The attack itself isn't new in concept — it's the same redirection logic used in traditional phishing links. What changed is the delivery mechanism, and delivery mechanism is precisely what most existing security training and email filtering was built around.

2. The Specific Blind Spot QR Codes Exploit

Years of phishing awareness training have taught people one consistent habit: hover over a link before clicking, and look at the actual destination URL. This single habit catches an enormous share of traditional phishing attempts, because a mismatched or suspicious domain is often visible before any click occurs.

A QR code has no equivalent preview step for most users. The destination is only revealed after scanning, at which point the phone has often already opened a browser or begun loading the page. The verification step that traditional phishing training relies on doesn't exist in the same form here — it has to be deliberately added back in, rather than assumed as a natural habit.

🔲 The Core Mechanism A QR code is simply an encoded URL rendered as a scannable image. Generating one that points anywhere the creator wants — a credential-harvesting page, a malicious file download, a payment redirect — requires no special skill and no vulnerability in QR technology itself. The code is neutral; the destination is the entire attack.

3. Where Quishing Actually Shows Up

The effectiveness of this attack depends heavily on context — a QR code feels legitimate specifically because QR codes are now expected in so many ordinary situations.

🅿️ Parking Meters and Payment Kiosks

A sticker with a fraudulent QR code is placed directly over the legitimate payment code, redirecting drivers to a fake payment page that captures card details.

🍽️ Restaurant Table Codes

Table-tent QR codes for menus or ordering are swapped or overlaid, leading customers to a convincing but fraudulent ordering or payment interface.

📦 Fake Delivery Notices

Physical notices left at a door claim a package requires customs payment or redelivery scheduling via a QR code, leading to a credential or payment-harvesting page.

📧 Email-Embedded QR Codes

Phishing emails increasingly embed a QR code as an image instead of a clickable text link, specifically to slip past filters built around scanning link text and domains.

🏢 Fake Wi-Fi or Check-In Codes

A code posted in a lobby or event space claiming to offer Wi-Fi access or event check-in instead leads to a credential-harvesting or malicious profile-installation page.

4. Why Email and Web Filters Struggle With This

Traditional phishing detection leans heavily on analyzing link text, domain reputation, and known-malicious URL databases directly present in a message. When a malicious URL is embedded inside a QR code image instead of appearing as text, that entire detection layer has to work differently: the filtering system must first recognize that an image contains a QR code, then decode it, then evaluate the resulting URL — an extra processing step that not every filter performs by default, and one that is comparatively new relative to decades of text-based link scanning.
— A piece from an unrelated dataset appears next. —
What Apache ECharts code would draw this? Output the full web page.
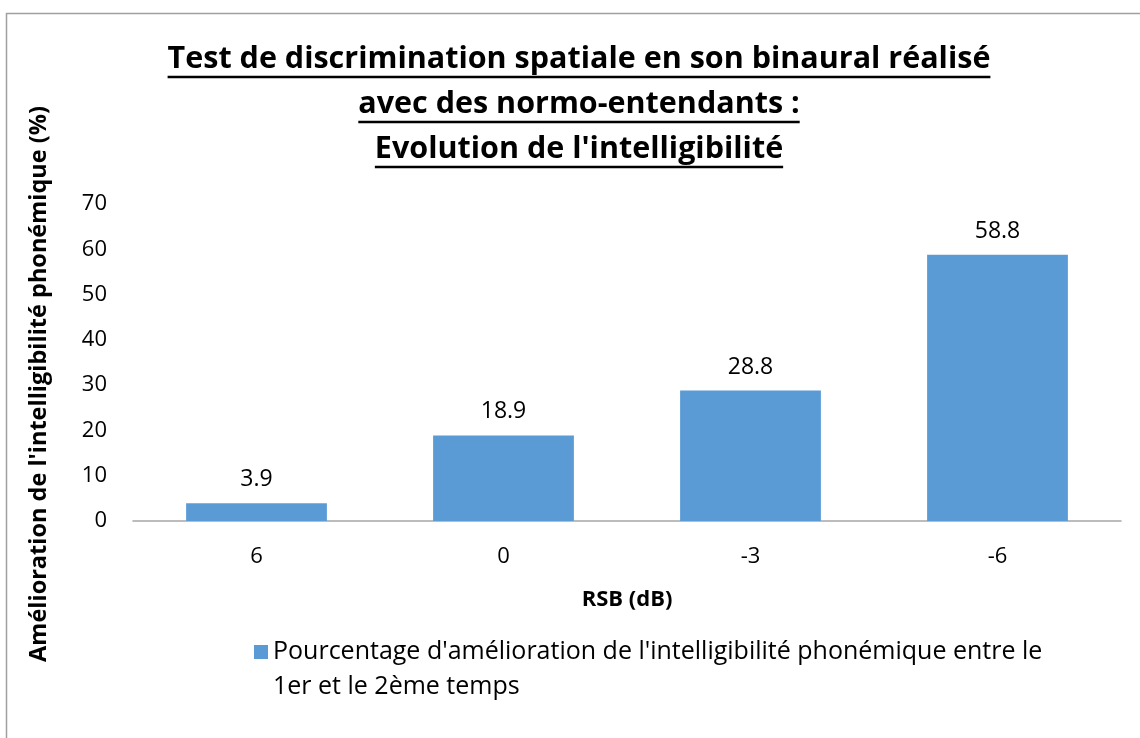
<!DOCTYPE html>
<html>
<head>
<meta charset="utf-8">
<script src="https://cdn.jsdelivr.net/npm/echarts@6/dist/echarts.min.js"></script>
<style>
  html, body { margin: 0; padding: 0; background: #ffffff; }
  #chart { width: 1140px; height: 738px; }
</style>
</head>
<body>
<div id="chart"></div>
<script>
// Signal-to-noise ratio steps (dB) and the gain in phonemic intelligibility (%)
const categories = ['6', '0', '-3', '-6'];
const improvement = [3.9, 18.9, 28.8, 58.8];
const seriesName = "Pourcentage d'amélioration de l'intelligibilité phonémique entre le 1er et le 2ème temps";
const legendLines = [
  "Pourcentage d'amélioration de l'intelligibilité phonémique entre le",
  '1er et le 2ème temps'
];
const titleLines = [
  'Test de discrimination spatiale en son binaural réalisé',
  'avec des normo-entendants :',
  "Evolution de l'intelligibilité"
];
const xAxisTitle = 'RSB (dB)';
const yAxisTitle = "Amélioration de l'intelligibilité phonémique (%)";

const FONT = '"Open Sans", "Liberation Sans", sans-serif';
const TEXT = '#000000';

const chart = echarts.init(document.getElementById('chart'), null, { renderer: 'canvas' });

// measure text so the title underlines fit each line
const measureCtx = document.createElement('canvas').getContext('2d');
function textWidth(str, font) {
  measureCtx.font = font;
  return measureCtx.measureText(str).width;
}

const titleFontSize = 30.5;
const titleFont = 'bold ' + titleFontSize + 'px ' + FONT;
const titleCenterX = 579;
const titleY = [59, 104, 149];
const titleGraphics = [];
titleLines.forEach(function (line, i) {
  titleGraphics.push({
    type: 'text',
    x: titleCenterX,
    y: titleY[i],
    style: {
      text: line,
      fill: TEXT,
      font: titleFont,
      textAlign: 'center',
      textVerticalAlign: 'middle'
    },
    silent: true
  });
  const w = textWidth(line, titleFont);
  titleGraphics.push({
    type: 'line',
    shape: { x1: titleCenterX - w / 2, y1: titleY[i] + 18, x2: titleCenterX + w / 2, y2: titleY[i] + 18 },
    style: { stroke: TEXT, lineWidth: 2.5 },
    silent: true
  });
});

const LEGEND_LINE = 35;

const option = {
  backgroundColor: '#ffffff',
  animation: false,
  grid: { left: 133, right: 19, top: 204, bottom: 217, containLabel: false },
  xAxis: {
    type: 'category',
    data: categories,
    name: xAxisTitle,
    nameLocation: 'middle',
    nameGap: 68,
    nameTextStyle: { fontFamily: FONT, fontSize: 22, fontWeight: 'bold', color: TEXT },
    axisLine: { lineStyle: { color: '#a6a6a6', width: 1.5 } },
    axisTick: { show: false },
    axisLabel: { fontFamily: FONT, fontSize: 22, color: TEXT, margin: 25 },
    splitLine: { show: false }
  },
  yAxis: {
    type: 'value',
    min: 0,
    max: 70,
    interval: 10,
    axisLine: { show: false },
    axisTick: { show: false },
    axisLabel: { fontFamily: FONT, fontSize: 22, color: TEXT, margin: 26 },
    splitLine: { show: false }
  },
  legend: {
    left: 249,
    top: 647 - 1.5 * LEGEND_LINE,
    icon: 'rect',
    itemWidth: 14,
    itemHeight: 14,
    itemGap: 12,
    // a blank leading line keeps the swatch level with the first text line
    formatter: function () {
      return '\u00a0\n' + legendLines.join('\n');
    },
    textStyle: {
      fontFamily: FONT,
      fontSize: 25,
      color: TEXT,
      lineHeight: LEGEND_LINE
    }
  },
  series: [{
    name: seriesName,
    type: 'bar',
    data: improvement,
    barWidth: '57%',
    itemStyle: { color: '#5b9bd5' },
    label: {
      show: true,
      position: 'top',
      distance: 12,
      fontFamily: FONT,
      fontSize: 23,
      color: TEXT,
      formatter: function (p) { return p.value.toFixed(1); }
    }
  }],
  graphic: [
    {
      type: 'rect',
      shape: { x: 6.5, y: 13.5, width: 1300, height: 900 },
      style: { fill: 'none', stroke: '#a0a0a0', lineWidth: 1.5 },
      silent: true,
      z: -1
    },
    {
      type: 'text',
      x: 39,
      y: 384,
      rotation: Math.PI / 2,
      style: {
        text: yAxisTitle,
        fill: TEXT,
        font: 'bold 23.5px ' + FONT,
        textAlign: 'center',
        textVerticalAlign: 'middle'
      },
      silent: true
    }
  ].concat(titleGraphics)
};

chart.setOption(option);
</script>
</body>
</html>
This gap is exactly why quishing has increasingly been used as a way to reach inboxes that would otherwise catch a conventional phishing link on sight. The malicious destination is identical in principle to a normal phishing link — it is only the packaging that changed.

5. Recognizing a Malicious QR Code

Because the code itself gives no visual indication of its destination, the warning signs here are almost entirely contextual and physical rather than visual.
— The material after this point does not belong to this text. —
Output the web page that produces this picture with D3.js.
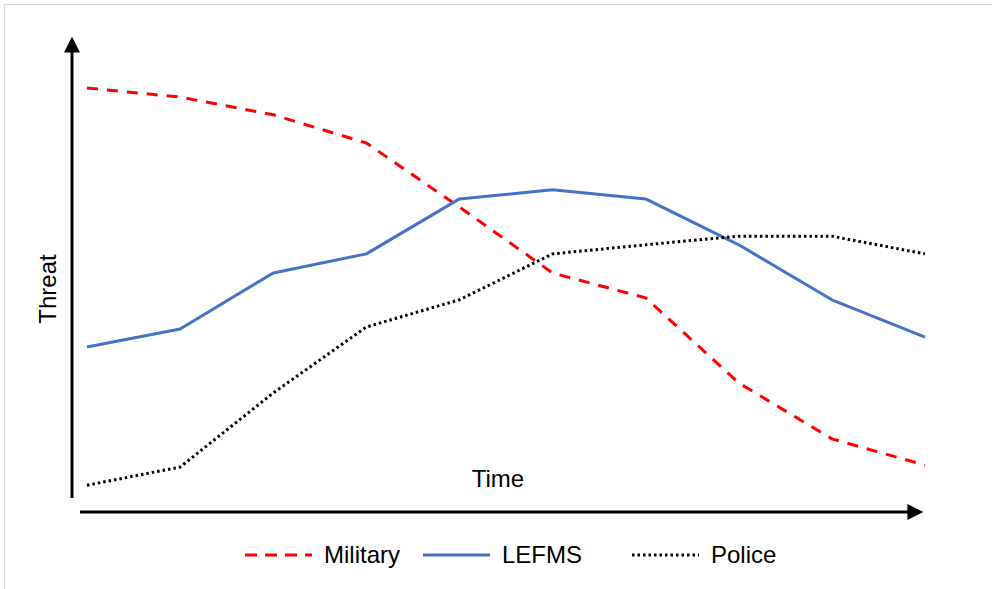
<!DOCTYPE html>
<html>
<head>
<meta charset="utf-8">
<script src="https://cdn.jsdelivr.net/npm/d3@7"></script>
<style>
  body { margin: 0; background: #fff; }
  text { font-family: "Liberation Sans", Arial, sans-serif; fill: #000; }
</style>
</head>
<body>
<div class="chart"></div>
<script>
var svgWidth = 992;
var svgHeight = 589;

// data (threat on an arbitrary 0-100 scale)
var periods = [1, 2, 3, 4, 5, 6, 7, 8, 9, 10];
var military = [88.7, 86.8, 83.1, 77.2, 63.8, 50.0, 44.8, 27.0, 15.3, 9.8];
var lefms = [34.5, 38.3, 50.0, 54.0, 65.5, 67.4, 65.5, 55.9, 44.4, 36.6];
var police = [5.6, 9.4, 24.9, 38.7, 44.4, 54.0, 55.9, 57.7, 57.7, 54.0];
var seriesNames = ["Military", "LEFMS", "Police"];

var svg = d3
  .select(".chart")
  .append("svg")
  .attr("width", svgWidth)
  .attr("height", svgHeight);

// light frame
svg.append("rect")
  .attr("x", 4.5)
  .attr("y", 4.5)
  .attr("width", svgWidth)
  .attr("height", svgHeight)
  .attr("fill", "none")
  .attr("stroke", "#d9d9d9")
  .attr("stroke-width", 1);

var xScale = d3.scalePoint()
  .domain(periods)
  .range([87, 925]);

var yScale = d3.scaleLinear()
  .domain([0, 100])
  .range([512, 34]);

// arrow heads
var defs = svg.append("defs");
defs.append("marker")
  .attr("id", "arrow")
  .attr("viewBox", "0 0 10 10")
  .attr("refX", 1)
  .attr("refY", 5)
  .attr("markerUnits", "userSpaceOnUse")
  .attr("markerWidth", 16)
  .attr("markerHeight", 17)
  .attr("orient", "auto")
  .append("path")
  .attr("d", "M0,0 L10,5 L0,10 Z")
  .attr("fill", "#000");

// y axis
svg.append("line")
  .attr("x1", 72).attr("y1", 498)
  .attr("x2", 72).attr("y2", 51)
  .attr("stroke", "#000")
  .attr("stroke-width", 3)
  .attr("marker-end", "url(#arrow)");

// x axis
svg.append("line")
  .attr("x1", 80).attr("y1", 512)
  .attr("x2", 909).attr("y2", 512)
  .attr("stroke", "#000")
  .attr("stroke-width", 3)
  .attr("marker-end", "url(#arrow)");

var styles = {
  Military: { color: "#ff0000", dash: "11,9" },
  LEFMS: { color: "#4472c4", dash: null },
  Police: { color: "#000000", dash: "2.5,3" }
};
var values = { Military: military, LEFMS: lefms, Police: police };

var line = d3.line()
  .x(function(d, i) { return xScale(periods[i]); })
  .y(function(d) { return yScale(d); });

seriesNames.forEach(function(name) {
  svg.append("path")
    .datum(values[name])
    .attr("d", line)
    .attr("fill", "none")
    .attr("stroke", styles[name].color)
    .attr("stroke-width", 3)
    .attr("stroke-linejoin", "round")
    .attr("stroke-dasharray", styles[name].dash);
});

// axis titles
svg.append("text")
  .attr("x", 498)
  .attr("y", 487)
  .attr("text-anchor", "middle")
  .style("font-size", "24px")
  .text("Time");

svg.append("text")
  .attr("transform", "translate(56, 289) rotate(-90)")
  .attr("text-anchor", "middle")
  .style("font-size", "24px")
  .text("Threat");

// legend
var legendX = [245, 423, 632];
var legend = svg.append("g");
seriesNames.forEach(function(name, i) {
  legend.append("line")
    .attr("x1", legendX[i]).attr("y1", 555)
    .attr("x2", legendX[i] + 67).attr("y2", 555)
    .attr("stroke", styles[name].color)
    .attr("stroke-width", 3)
    .attr("stroke-dasharray", name === "Military" ? "12,8" : styles[name].dash);
  legend.append("text")
    .attr("x", legendX[i] + 79)
    .attr("y", 563)
    .style("font-size", "24px")
    .text(name);
});
</script>
</body>
</html>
  • A QR code that looks like a sticker placed over another code — check the edges for a raised sticker outline or a different paper texture from the surrounding sign.
  • A QR code appearing somewhere it wouldn't normally be expected, such as loose on a wall, a random flyer, or a parking area with no other signage referencing it.
  • Urgency-driven framing on a printed notice — "scan immediately to avoid a fee," "final notice," or similar pressure language paired with a code.
  • A QR code embedded as an image inside an email, especially one urging immediate action like a password reset, delivery confirmation, or payment update.
  • A destination page, once scanned, that asks for a password, payment card, or personal details immediately, especially if the branding looks slightly off or generic.

6. Building a Personal and Organizational Defense

The defense here is less about new technology and more about restoring the verification step that QR codes accidentally removed from everyday habits.
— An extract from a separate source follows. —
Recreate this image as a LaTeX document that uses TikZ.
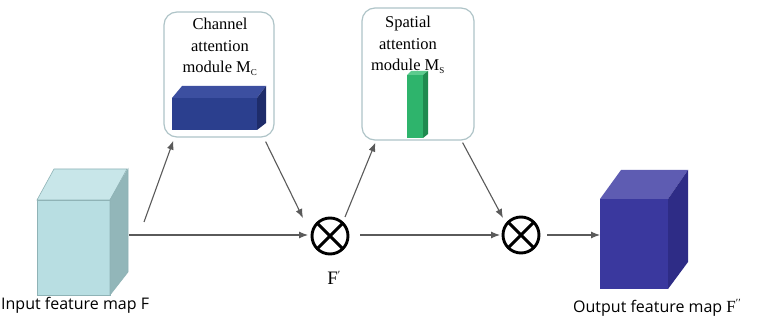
\documentclass[tikz,border=0pt]{standalone}
\usepackage{fontspec}
\setmainfont{Liberation Serif}
\newfontfamily\labfont{Open Sans}
\usetikzlibrary{arrows.meta,calc}
\definecolor{arrowgray}{HTML}{5A5A5A}
\definecolor{boxedge}{HTML}{AFC4C8}
\definecolor{inFront}{HTML}{B8DEE2}
\definecolor{inTop}{HTML}{C8E6E9}
\definecolor{inSide}{HTML}{92B6B9}
\definecolor{inEdge}{HTML}{8FB3B6}
\definecolor{outFront}{HTML}{3A389E}
\definecolor{outTop}{HTML}{5E5CB2}
\definecolor{outSide}{HTML}{2E2C86}
\definecolor{chFront}{HTML}{2B3F8E}
\definecolor{chTop}{HTML}{3C4FA0}
\definecolor{chSide}{HTML}{1E2C6A}
\definecolor{spFront}{HTML}{2EB46C}
\definecolor{spTop}{HTML}{5CCB8E}
\definecolor{spSide}{HTML}{1F8A4F}
\tikzset{
  modbox/.style={draw=boxedge, line width=1.2pt, rounded corners=13pt, fill=white, inner sep=0pt},
  conn/.style={draw=arrowgray, line width=1.1pt, -{Latex[length=9pt,width=7pt]}},
  mult/.style={circle, draw=black, line width=2.9pt, minimum size=36pt, inner sep=0pt,
    path picture={\draw[line width=2.9pt] (path picture bounding box.north west) -- (path picture bounding box.south east)
      (path picture bounding box.north east) -- (path picture bounding box.south west);}},
  face/.style={inner sep=0pt, outer sep=0pt},
  modtext/.style={align=center, font=\fontsize{16.5}{21.5}\selectfont},
  labtext/.style={font=\labfont\fontsize{16}{18}\selectfont, inner sep=0pt}
}
\begin{document}
\begin{tikzpicture}[x=1pt,y=-1pt]
\useasboundingbox[fill=white] (0,0) rectangle (760,323);

% modules
\node[modbox, minimum width=110pt, minimum height=125pt] (cam) at (219,74.5) {};
\node[modbox, minimum width=112pt, minimum height=132pt] (sam) at (418,74) {};
\node[modtext] (camt) at (220,47) {Channel\\attention\\module M\textsubscript{\fontsize{9}{9}\selectfont C}};
\node[modtext] (samt) at (408,45) {Spatial\\attention\\module M\textsubscript{\fontsize{9}{9}\selectfont S}};

% channel cuboid
\node[face, fill=chFront, minimum width=85pt, minimum height=32pt] (chf) at (214.5,114) {};
\fill[chTop] (chf.north west) -- ++(10,-12) -- ++(84,0) -- (chf.north east) -- cycle;
\fill[chSide] (chf.north east) -- ++(9,-12) -- ++(0,37) -- (chf.south east) -- cycle;

% spatial bar
\node[face, fill=spFront, minimum width=16pt, minimum height=63pt] (spf) at (415,106.5) {};
\fill[spTop] (spf.north west) -- ++(4,-4) -- ++(17,0) -- (spf.north east) -- cycle;
\fill[spSide] (spf.north east) -- ++(5,-4) -- ++(0,63) -- (spf.south east) -- cycle;

% input cube
\node[face, fill=inFront, draw=inEdge, line width=0.6pt, minimum width=73pt, minimum height=95pt] (in) at (73.5,247.5) {};
\filldraw[fill=inTop, draw=inEdge, line width=0.6pt] (in.north west) -- ++(17,-31) -- ++(73,0) -- (in.north east) -- cycle;
\filldraw[fill=inSide, draw=inEdge, line width=0.6pt] (in.north east) -- ++(18,-31) -- ++(0,103) -- (in.south east) -- cycle;
\coordinate (inS) at (129,235);

% output cube
\node[face, fill=outFront, minimum width=68pt, minimum height=90pt] (out) at (634,244) {};
\fill[outTop] (out.north west) -- ++(21,-29) -- ++(67,0) -- (out.north east) -- cycle;
\fill[outSide] (out.north east) -- ++(20,-29) -- ++(0,92) -- (out.south east) -- cycle;

% multipliers
\node[mult] (m1) at (330,236) {};
\node[mult] (m2) at (521,235) {};

% labels
\node[labtext, anchor=west] (inl) at (1,305) {Input feature map F};
\node[labtext, anchor=west] (outl) at (573,308) {Output feature map \textrm{\fontsize{17}{17}\selectfont F\textsuperscript{\fontsize{11}{11}\selectfont ′′}}};
\node[font=\fontsize{19}{19}\selectfont, inner sep=0pt] (fp) at (334,278) {F\textsuperscript{\fontsize{11}{11}\selectfont ′}};

% connectors
\draw[conn] (inS) -- ([xshift=-22pt]m1.center |- inS);
\draw[conn] ([shift={(34,22)}]in.north east) -- ([shift={(10,3)}]cam.south west);
\draw[conn] ([shift={(-9,4)}]cam.south east) -- ([shift={(-27,-18)}]m1.center);
\draw[conn] ([shift={(15,-19)}]m1.center) -- ([shift={(14,2)}]sam.south west);
\draw[conn] ([shift={(-12,2)}]sam.south east) -- ([shift={(-18,-17)}]m2.center);
\draw[conn] ([shift={(30,-1)}]m1.center) -- ([shift={(-21,0)}]m2.center);
\draw[conn] ([shift={(26,0)}]m2.center) -- ([yshift=9pt]out.west);
\end{tikzpicture}
\end{document}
  • Before scanning, check whether your phone's camera app shows a URL preview before opening it — most modern phones display the decoded link before navigating, and that preview is worth actually reading.
  • Treat QR codes in public physical spaces with the same skepticism as an unsolicited link — verify against the venue's official website or app rather than assuming a posted code is legitimate.
  • Avoid entering payment or login details immediately after scanning a code in a public setting; if payment is genuinely required, navigate to the organization's known official site or app directly instead.
  • For organizations distributing physical QR codes — menus, event materials, signage — inspect codes periodically for signs of tampering or overlay stickers.
  • For email security teams, ensure filtering tools specifically decode and evaluate QR codes embedded as images, not just text-based links, since this is an increasingly common evasion technique.
  • Enable multi-factor authentication on accounts that could be targeted through a quishing-driven credential page, so a single scanned code and entered password isn't enough for full account access.
ℹ️ The Underlying Principle A QR code deserves exactly the same scrutiny as a text link, even though it doesn't offer the same at-a-glance preview. The habit that matters isn't distrusting QR codes categorically — it's rebuilding the pause-and-verify step that convenience quietly removed.

Conclusion

Quishing doesn't succeed because QR code technology is flawed — the format itself is just an encoding method, no more dangerous than a normal hyperlink. It succeeds because it exploits a genuine gap between how people were trained to evaluate links and how QR codes are physically used: scanned quickly, in public settings, usually without the deliberate pause that text-based link scrutiny still gets.

Closing that gap doesn't require avoiding QR codes altogether, since they remain a legitimate and convenient technology in countless everyday contexts. It requires treating the moment right after a scan — before entering any password, payment detail, or personal information — as the same decision point a suspicious link would trigger, rather than a formality already settled by the act of scanning itself.